Immigration, une déchirure intérieure

La loi sur l’asile et l’immigration vient d’être votée en première lecture, le 22 avril, après des débats enflammés, y compris au sein de la majorité gouvernementale. Pour des raisons diamétralement opposées, elle est critiquée par la droite et la gauche. De nombreuses associations s’en inquiètent, déplorant qu’il n’y ait pas eu de véritable concertation. « Une loi mauvaise et inutile », a ainsi jugé Véronique Fayet, présidente du Secours catholique sur la radio France Bleu.
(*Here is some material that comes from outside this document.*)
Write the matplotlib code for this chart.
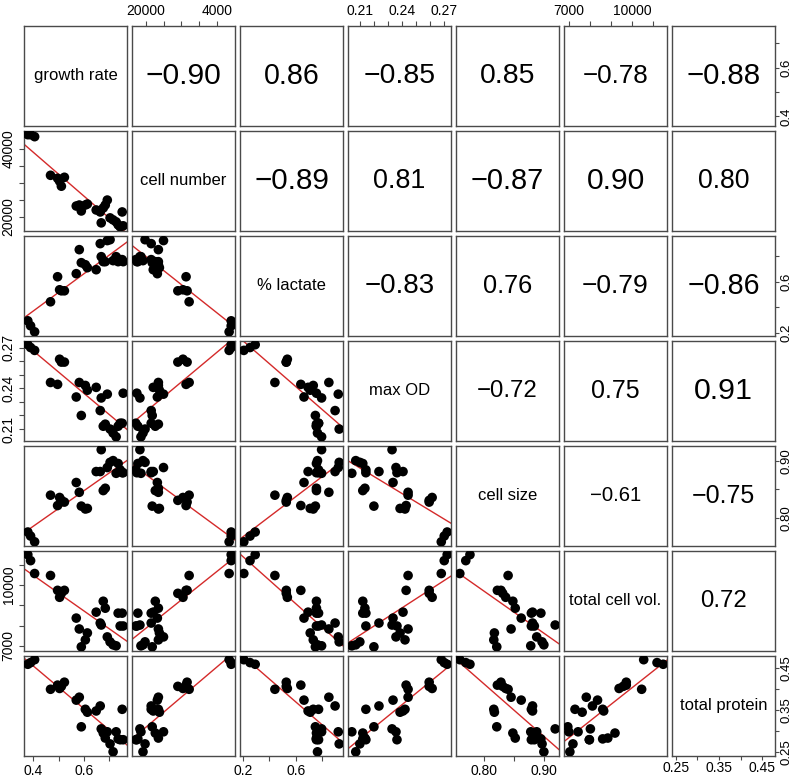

Au-delà du vote, le sujet reste brûlant. La ville de Gap en a fait l’expérience en cette fin du mois d’avril. Elle a vu s’opposer des militants défendant l’accueil des immigrés qui tentent d’entrer en France en franchissant les Alpes et un groupuscule d’extrême droite, Génération identitaire, prétendant fermer la porte aux migrants au col de l’Echelle. Un rassemblement pacifique s’est tenu le 28 avril au cœur de la ville pour signifier que « l’hospitalité des migrants n’a pas de frontière ».

L’évêque du lieu, Xavier Malle, en soutien des communautés de son diocèse fortement engagées auprès des migrants, notamment mineurs, déplore toute surenchère : « Nos montagnes ne sont pas un terrain de jeu politique où pourraient librement s’affronter des personnes, d’un bord comme de l’autre, instrumentalisant les migrants ».

Quels que soient les contours de la nouvelle loi, elle butera sur ces visions opposées sur ce que doit être l’attitude de la France face aux flux migratoires. Faut-il ouvrir les frontières, faut-il les fermer pour mieux protéger les populations actuellement présentes sur notre sol ? La déchirure traverse l’Europe entière et chaque citoyen.

Les chrétiens ne peuvent rester indifférents à ces débats, secoués qu’ils sont dans leur conscience par le devoir évangélique d’accueillir l’étranger et les injonctions du pape François. Même si ce dernier, en précisant ses propos, rappelle le droit des nations à réguler les flux migratoires, en respectant la dignité des personnes. Comme beaucoup de Français, ils s’inquiètent de l’arrivée de populations dans des régions où l’intégration des précédentes générations immigrées ne s’est pas faite. Ils s’inquiètent en outre de la présence plus visible de l’islam. Un groupe de cadres chrétiens parisiens, le groupe Saint Germain, prenant acte de ces dissensions, vient ainsi de publier un texte « Pour une immigration maîtrisée et une intégration réussie », mêlant questions, convictions et propositions, qui peut nourrir un éventuel débat dans les communautés.

Nous sentons bien en chacun de nous la tentation de privilégier telle ou telle partie du message de l’Eglise : celle de l’accueil ou celle de la prudence. Naguère une fameuse phrase de Michel Rocard affirmant que « la France ne pouvait accueillir toute la misère du monde » connut un même sort. Ces mots qu’il reprit à plusieurs reprises servirent tour à tour à justifier une politique migratoire de fermeté ou à la critiquer: « La part que la France en a (de cette misère du monde), devait-il préciser plus tard, elle prend la responsabilité de la traiter le mieux possible ».

Il s’agit donc de prendre sa part et de « la traiter le mieux possible » : voilà au moins un objectif politique et personnel sur lequel se mettre d’accord et agir. En matière de logement, de travail, d’éducation, de partage de l’espace public, de dialogue : traitons-nous les personnes immigrées, y compris celles qui sont présentes depuis longtemps sur notre territoire et leurs enfants, comme nous devrions les traiter ? Définir de dignes conditions d’accueil serait un premier pas. A condition que ce ne soit pas seulement l’affaire des autres, des responsables politiques ou associatifs, mais la mobilisation de notre propre responsabilité. Quelle part prenons-nous dans l’accueil de ceux que la violence, la misère ou les catastrophes naturelles chassent de chez eux ?Quelle part prenons-nous dans l’accueil de ceux que la violence, la misère ou les catastrophes naturelles chassent de chez eux ? Quelle place leur faisons-nous, quelle place leur laissons-nous ? Quel risque acceptons-nous de prendre, collectivement et individuellement ? Partager la réalité de l’accueil et de l’intégration, c’est autoriser une hospitalité plus large.